Dataset content ▸
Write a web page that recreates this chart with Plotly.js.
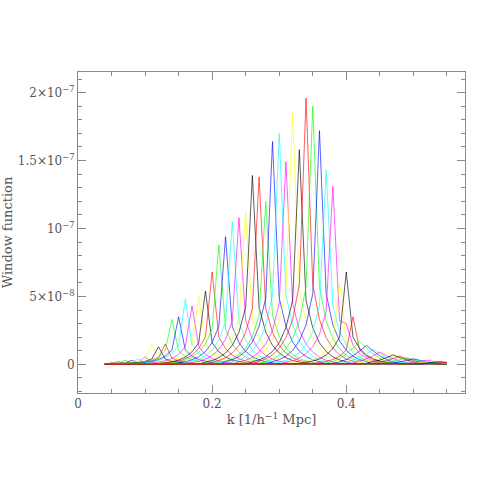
<!DOCTYPE html>
<html>
<head>
<meta charset="utf-8">
<script src="https://cdn.plot.ly/plotly-3.0.1.min.js"></script>
<style>html,body{margin:0;padding:0;background:#fff;}#chart{width:491px;height:491px;}</style>
</head>
<body>
<div id="chart"></div>
<script>
// k grid (h/Mpc) on which every window function is sampled
const kGrid = [0.04,0.05,0.06,0.07,0.08,0.09,0.10,0.11,0.12,0.13,0.14,0.15,0.16,0.17,0.18,0.19,0.20,0.21,0.22,0.23,0.24,0.25,0.26,0.27,0.28,0.29,0.30,0.31,0.32,0.33,0.34,0.35,0.36,0.37,0.38,0.39,0.40,0.41,0.42,0.43,0.44,0.45,0.46,0.47,0.48,0.49,0.50,0.51,0.52,0.53,0.54,0.55];
// centre k of each window function (one series each)
const peakK = [0.05,0.06,0.07,0.08,0.09,0.10,0.11,0.12,0.13,0.14,0.15,0.16,0.17,0.18,0.19,0.20,0.21,0.22,0.23,0.24,0.25,0.26,0.27,0.28,0.29,0.30,0.31,0.32,0.33,0.34,0.35,0.36,0.37,0.38,0.39,0.40,0.41,0.42,0.43,0.44,0.45,0.46,0.47,0.48,0.49,0.50,0.51,0.52,0.53,0.54,0.55];
// window values (units of 1e-9) at grid points peak-7 ... peak+7 (zero elsewhere)
const w05 = [0,0,0,.1,.1,.2,.3,1,.3,.2,.1,.1,0,0,0];
const w06 = [0,0,.1,.1,.2,.3,.6,2,.6,.3,.2,.1,.1,0,0];
const w07 = [0,.1,.1,.2,.3,.5,.9,3,.9,.5,.3,.2,.1,.1,0];
const w08 = [0,.1,.1,.2,.3,.5,.9,3,.9,.5,.3,.2,.1,.1,0];
const w09 = [0,.1,.1,.2,.4,.7,1.2,4,1.2,.7,.4,.2,.1,.1,0];
const w10 = [.1,.1,.2,.3,.6,.9,1.7,5.5,1.7,.9,.6,.3,.2,.1,.1];
const w11 = [.2,.3,.5,.9,1.5,2.6,4.5,15,4.5,2.6,1.5,.9,.5,.3,.2];
const w12 = [.2,.3,.5,.8,1.3,2.2,3.9,13,3.9,2.2,1.3,.8,.5,.3,.2];
const w13 = [.2,.3,.5,.9,1.5,2.6,4.5,15,4.5,2.6,1.5,.9,.5,.3,.2];
const w14 = [.4,.7,1.2,2,3.3,5.6,10,33,10,5.6,3.3,2,1.2,.7,.4];
const w15 = [.4,.7,1.2,2.1,3.5,6,10.5,35,10.5,6,3.5,2.1,1.2,.7,.4];
const w16 = [.6,1,1.7,2.9,4.8,8.2,14,48,14,8.2,4.8,2.9,1.7,1,.6];
const w17 = [.5,.9,1.5,2.6,4.3,7.3,13,43,13,7.3,4.3,2.6,1.5,.9,.5];
const w18 = [.6,1,1.8,3,5,8.5,15,50,15,8.5,5,3,1.8,1,.6];
const w19 = [.6,1.1,1.9,3.2,5.4,9.2,16,54,16,9.2,5.4,3.2,1.9,1.1,.6];
const w20 = [.8,1.4,2.4,4.1,6.8,11.6,20,68,20,11.6,6.8,4.1,2.4,1.4,.8];
const w21 = [1.1,1.8,3.1,5.3,8.8,15,26,88,26,15,8.8,5.3,3.1,1.8,1.1];
const w22 = [1.1,1.9,3.3,5.6,9.4,16,28,94,28,16,9.4,5.6,3.3,1.9,1.1];
const w23 = [1.3,2.1,3.7,6.3,10.5,18,31,105,31,18,10.5,6.3,3.7,2.1,1.3];
const w24 = [1.3,2.2,3.8,6.5,10.8,18.4,32,108,32,18.4,10.8,6.5,3.8,2.2,1.3];
const w25 = [1.3,2.2,3.9,6.7,11.2,19,34,112,34,19,11.2,6.7,3.9,2.2,1.3];
const w26 = [1.7,2.8,4.9,8.3,13.9,23.6,42,139,42,23.6,13.9,8.3,4.9,2.8,1.7];
const w27 = [1.7,2.8,4.8,8.3,13.8,23.5,41,138,41,23.5,13.8,8.3,4.8,2.8,1.7];
const w28 = [1.4,2.4,4.2,7.2,12,20.4,36,120,36,20.4,12,7.2,4.2,2.4,1.4];
const w29 = [2,3.3,5.7,9.8,16.4,28,49,164,49,28,16.4,9.8,5.7,3.3,2];
const w30 = [2,3.4,6,10.2,17,29,51,170,51,29,17,10.2,6,3.4,2];
const w31 = [1.8,3,5.2,9,15,25,45,149,45,25,15,9,5.2,3,1.8];
const w32 = [2.2,3.7,6.5,11.1,18.5,31.5,55,185,55,31.5,18.5,11.1,6.5,3.7,2.2];
const w33 = [1.9,3.2,5.5,9.5,15.8,27,47,158,47,27,15.8,9.5,5.5,3.2,1.9];
const w34 = [2.4,3.9,6.9,11.8,19.6,33,59,196,59,33,19.6,11.8,6.9,3.9,2.4];
const w35 = [2.3,3.8,6.7,11.4,19,32,57,190,57,32,19,11.4,6.7,3.8,2.3];
const w36 = [2.1,3.4,6,10.3,17.2,29,52,172,52,29,17.2,10.3,6,3.4,2.1];
const w37 = [1.7,2.9,5,8.6,14.3,24,43,143,43,24,14.3,8.6,5,2.9,1.7];
const w38 = [1.6,2.6,4.6,7.9,13,22,39,131,32,30,14,8,4.6,2.6,1.6];
const w39 = [.7,1.2,2.1,3.6,6,10,18,60,18,10,6,3.6,2.1,1.2,.7];
const w40 = [.8,1.4,2.4,4.1,6.8,11.6,20,68,20,11.6,6.8,4.1,2.4,1.4,.8];
const w41 = [.4,.7,1.2,2.1,3.5,6,10.5,35,10.5,6,3.5,2.1,1.2,.7,.4];
const w42 = [.3,.5,1,2,4.3,7.7,12,17,12,7.7,4.3,2,1,.5,.3];
const w43 = [.2,.4,.8,1.7,3.5,6.3,9.8,14,9.8,6.3,3.5,1.7,.8,.4,.2];
const w44 = [.2,.3,.7,1.3,2.8,5,7.7,11,7.7,5,2.8,1.3,.7,.3,.2];
const w45 = [.1,.3,.5,1.1,2.3,4,6.3,9,6.3,4,2.3,1.1,.5,.3,.1];
const w46 = [.1,.3,.5,1.1,2.3,4,6.3,9,6.3,4,2.3,1.1,.5,.3,.1];
const w47 = [.1,.2,.4,.8,1.8,3.2,4.9,7,4.9,3.2,1.8,.8,.4,.2,.1];
const w48 = [.1,.2,.4,.7,1.5,2.7,4.2,6,4.2,2.7,1.5,.7,.4,.2,.1];
const w49 = [.1,.2,.3,.6,1.3,2.3,3.5,5,3.5,2.3,1.3,.6,.3,.2,.1];
const w50 = [.1,.1,.2,.5,1,1.8,2.8,4,2.8,1.8,1,.5,.2,.1,.1];
const w51 = [0,.1,.2,.4,.8,1.4,2.1,3,2.1,1.4,.8,.4,.2,.1,0];
const w52 = [0,.1,.2,.4,.8,1.4,2.1,3,2.1,1.4,.8,.4,.2,.1,0];
const w53 = [0,.1,.2,.3,.6,1.1,1.8,2.5,1.8,1.1,.6,.3,.2,.1,0];
const w54 = [0,.1,.1,.2,.5,.9,1.4,2,1.4,.9,.5,.2,.1,.1,0];
const w55 = [0,0,.1,.2,.4,.7,1,1.5,1,.7,.4,.2,.1,0,0];
const windows = [w05,w06,w07,w08,w09,w10,w11,w12,w13,w14,w15,w16,w17,w18,w19,w20,w21,w22,w23,w24,w25,w26,w27,w28,w29,w30,w31,w32,w33,w34,w35,w36,w37,w38,w39,w40,w41,w42,w43,w44,w45,w46,w47,w48,w49,w50,w51,w52,w53,w54,w55];
const lineColors = ['#000000','#ff0000','#00ff00','#0000ff','#00ffff','#ff00ff','#ffff00'];
const yTickVals = [0, 5e-8, 1e-7, 1.5e-7, 2e-7];
const yTickText = ['0','5×10<sup>−8</sup>','10<sup>−7</sup>','1.5×10<sup>−7</sup>','2×10<sup>−7</sup>'];
const xTickVals = [0, 0.2, 0.4];
const xTickText = ['0','0.2','0.4'];
const UNIT = 1e-9;

const traces = windows.map((w, j) => {
  const centre = kGrid.findIndex(k => Math.abs(k - peakK[j]) < 1e-6);
  const y = kGrid.map((k, i) => {
    const o = i - centre + 7;
    return (o >= 0 && o < w.length) ? w[o] * UNIT : 0;
  });
  return {x: kGrid, y: y, type: 'scatter', mode: 'lines', opacity: 0.7,
          line: {color: lineColors[j % 7], width: 0.9}, hoverinfo: 'skip', showlegend: false};
});

const frame = '#8a8a8a';
const font = {family: 'DejaVu Serif, serif', size: 12, color: '#555'};
const titleFont = {family: 'DejaVu Serif, serif', size: 13, color: '#555'};
const layout = {
  width: 491, height: 491,
  margin: {l: 78, r: 26, t: 72, b: 98},
  paper_bgcolor: '#fff', plot_bgcolor: '#fff',
  showlegend: false,
  xaxis: {
    range: [0, 0.577], tickmode: 'array', tickvals: xTickVals, ticktext: xTickText,
    ticks: 'inside', ticklen: 8, tickwidth: 1, tickcolor: frame,
    showline: true, linecolor: frame, linewidth: 1, mirror: 'ticks',
    showgrid: false, zeroline: false, tickfont: font,
    minor: {tickmode: 'linear', tick0: 0, dtick: 0.05, ticks: 'inside', ticklen: 4, tickcolor: frame, showgrid: false},
    title: {text: 'k [1/h<sup>−1</sup> Mpc]', font: titleFont, standoff: 4}
  },
  yaxis: {
    range: [-2.11e-8, 2.152e-7], tickmode: 'array', tickvals: yTickVals, ticktext: yTickText,
    ticks: 'inside', ticklen: 8, tickwidth: 1, tickcolor: frame,
    showline: true, linecolor: frame, linewidth: 1, mirror: 'ticks',
    showgrid: false, zeroline: false, tickfont: font,
    minor: {tickmode: 'linear', tick0: 0, dtick: 1e-8, ticks: 'inside', ticklen: 4, tickcolor: frame, showgrid: false},
    title: {text: 'Window function', font: titleFont, standoff: 8}
  }
};
Plotly.newPlot('chart', traces, layout, {staticPlot: true, displayModeBar: false});
</script>
</body>
</html>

Exercise requirements ▸
Copy and report every line where the word "chart" is present.

Finished task ▸
Write a web page that recreates this chart with Plotly.js.
<style>html,body{margin:0;padding:0;background:#fff;}#chart{width:491px;height:491px;}</style>
<div id="chart"></div>
Plotly.newPlot('chart', traces, layout, {staticPlot: true, displayModeBar: false});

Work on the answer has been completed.